Famous for her “Untitled Film Stills,” in which she portrays various waifs, bombshells, film-noir dames and other female denizens of the cinematic imagination, Cindy Sherman is one of the few women artists to have become a household name. She uses glamour and horror to send up and celebrate the feminine mystique, including her own, but her real subjects, arguably, have been our desires, delusions and fear of death.
No other images sum up boho life in 1980s New York better, perhaps, than Goldin’s, largely because she erases the distance between subject and photographer. That’s especially true of this self-portrait, which captures the injuries inflicted upon the artist by an abusive boyfriend.

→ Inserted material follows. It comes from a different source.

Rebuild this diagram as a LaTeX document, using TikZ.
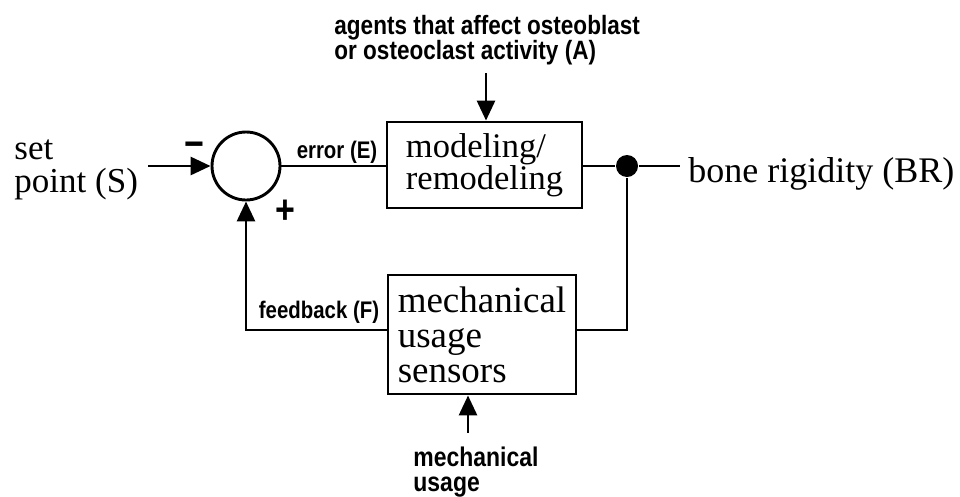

Sally Mann first came to public attention in the early 1990s with large black-and-white photographs of her three young children, taken in and around her rural Virginia home. Partly constructed under Mann’s direction, the images powerfully evoked the beauty and otherworldliness of both childhood and the Southern landscape, but also caused controversy due to the ambiguous nature of the nudity in some of the photographs.
Over the past 20-odd years, Dutch photographer Rineke Dijkstra has elevated adolescence to a status approaching the heroic, even the mythic. In a string of luminous color prints and highly watchable videos, she has repeatedly focused on teens, detailing their unsettling transitional beauty.